For many older players like Farrell, the new team, with new players – perhaps sporting different pronouns – did change minds. “I met maybe one trans person in my life before last season, and now I’m playing with a group of trans players who came into the league,” he says. “Having trans and questioning players in more numbers in the league helped make the league better.” Hedwall notes that the new team did bring something else the league was perhaps missing – its spirit of community forged in the ‘80s and ‘90s. “It was great seeing a bunch of different people together and build their team, their camaraderie, their community,” she says. “The Barracudas played together and with such joy. I think some of us lost that a little bit.” Adds Wilson: “The new team showed us what we used to be. I know that some on the other teams were a little jealous of their spirit, and we’re all asking ourselves, ‘Why aren’t we like that?’ That’s how we used to be in the league, and I think going
forward, we all need to look at how to get that back.”
Tonski says she wanted to put a team together with a goal of helping the league reclaim that founding spirit and push it forward. She has put her professional skills as a webpage developer to work, and built the SNEFSL its new website. She hopes that project will help reestablish the league’s roots. “In some ways, I think we’ve forgotten the mission of the league or haven’t explained the mission and the history well,” Tonski says. “I would like to put the ‘LGBT’ back in our league more and exclaim, ‘Yes! This is an LGBT league, and it’s a space for everybody to play and come together.’”
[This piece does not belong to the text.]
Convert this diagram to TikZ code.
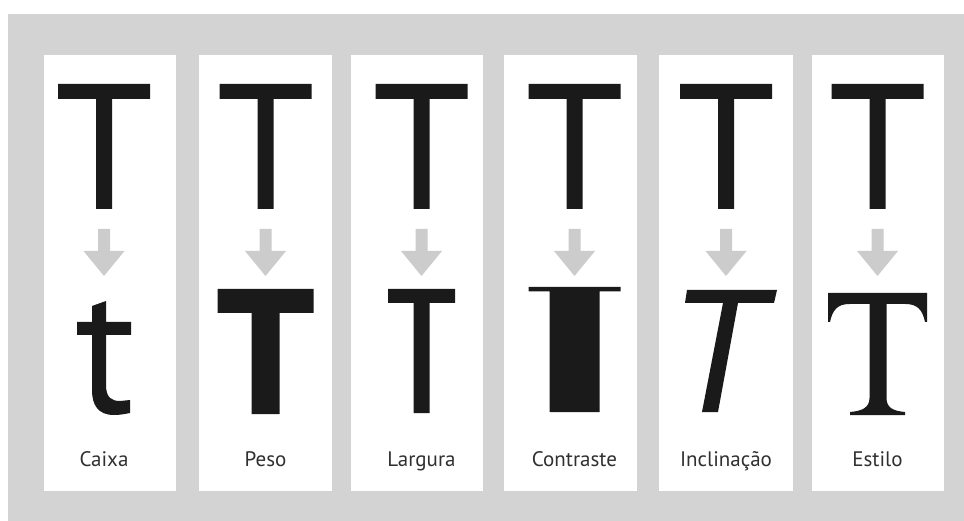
\documentclass[tikz,border=0pt]{standalone}
\usepackage{fontspec}
\newfontfamily\capfont{PT Sans}
\definecolor{bggray}{RGB}{211,211,211}
\definecolor{arrowgray}{RGB}{204,204,204}
\definecolor{ink}{RGB}{26,26,26}
\definecolor{capgray}{RGB}{48,48,48}

\begin{document}
\begin{tikzpicture}[x=1pt,y=-1pt,
  glyph/.style={fill=ink},
  downarrow/.style={fill=arrowgray},
  caption/.style={anchor=base,text=capgray,inner sep=0pt,
    font=\capfont\fontsize{21}{24}\selectfont}]
\useasboundingbox (0,0) rectangle (964,521);
\fill[bggray] (8,14) rectangle (964,521);

% panels
\foreach \l/\r in {44/176,199/332,351/483,504/637,659/793,812/944} {
  \fill[white] (\l,55) rectangle (\r,491);
}

% upright T and arrow in every panel
\foreach \cx in {104,265.5,421.5,574.5,726,877.5} {
  \begin{scope}[shift={(\cx,0)}]
  \fill[glyph] (-46,84) -- (46,84) -- (46,99) -- (8,99) -- (8,209) -- (-8,209)
    -- (-8,99) -- (-46,99) -- cycle;
  \fill[downarrow] (-6,229) -- (6,229) -- (6,251) -- (20.5,251) -- (0,276)
    -- (-20.5,251) -- (-6,251) -- cycle;
  \end{scope}
}

% caixa
\begin{scope}[shift={(104,0)}]
\fill[glyph] (-12,306) -- (2,301) -- (2,322) -- (27,322) -- (27,335) -- (2,335)
  -- (2,385) .. controls (2,398) and (8,401) .. (16,401) -- (26,400) -- (26,413)
  .. controls (21,414) and (16,415) .. (10,415)
  .. controls (-6,415) and (-12,405) .. (-12,390) -- (-12,335) -- (-27,335)
  -- (-27,322) -- (-12,322) -- cycle;
\end{scope}
% peso
\begin{scope}[shift={(265.5,0)}]
\fill[glyph] (-48,289) -- (48,289) -- (48,313) -- (14,313) -- (14,414) -- (-14,414)
  -- (-14,313) -- (-48,313) -- cycle;
\end{scope}
% largura
\begin{scope}[shift={(421.5,0)}]
\fill[glyph] (-33.5,289) -- (33.5,289) -- (33.5,303) -- (8,303) -- (8,413) -- (-8,413)
  -- (-8,303) -- (-33.5,303) -- cycle;
\end{scope}
% contraste
\begin{scope}[shift={(574.5,0)}]
\fill[glyph] (-46,287) -- (46,287) -- (46,291.5) -- (25,291.5) -- (25,412) -- (-25,412)
  -- (-25,291.5) -- (-46,291.5) -- cycle;
\end{scope}
% inclinacao
\begin{scope}[shift={(726,0)}]
\fill[glyph] (-39,290) -- (51,290) -- (48,303) -- (12,303) -- (-8,412) -- (-24,412)
  -- (-3,303) -- (-41,303) -- cycle;
\end{scope}
% estilo
\begin{scope}[shift={(877.5,0)}]
\fill[glyph] (-49.5,293) -- (49.5,293) -- (49.5,322) -- (47.5,322)
  .. controls (45,310) and (40,304) .. (28,304) -- (9,304) -- (9,398)
  .. controls (9,408) and (16,411) .. (27.5,412) -- (27.5,415) -- (-27.5,415)
  -- (-27.5,412) .. controls (-16,411) and (-8,408) .. (-8,398) -- (-8,304)
  -- (-28,304) .. controls (-40,304) and (-45,310) .. (-47.5,322) -- (-49.5,322)
  -- cycle;
\end{scope}

% captions
\node[caption] (caixa) at (104,466) {Caixa};
\node[caption] (peso) at (265.5,466) {Peso};
\node[caption] (largura) at (421.5,466) {Largura};
\node[caption] (contraste) at (574.5,466) {Contraste};
\node[caption] (inclinacao) at (726,466) {Inclinação};
\node[caption] (estilo) at (877.5,466) {Estilo};
\end{tikzpicture}
\end{document}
Wilson says that even in an era where acceptance has grown, there will always be a value for the Friendship League, especially for those just looking for a place to be. “A few years ago, I had a teammate who was hanging out with us and no one knew he was gay. He was hanging with us, playing with us, and then one game, he came out to us,” says Wilson. “It was memorable to see him become that comfortable within himself. It shows that the wins and losses isn’t all that this is about.”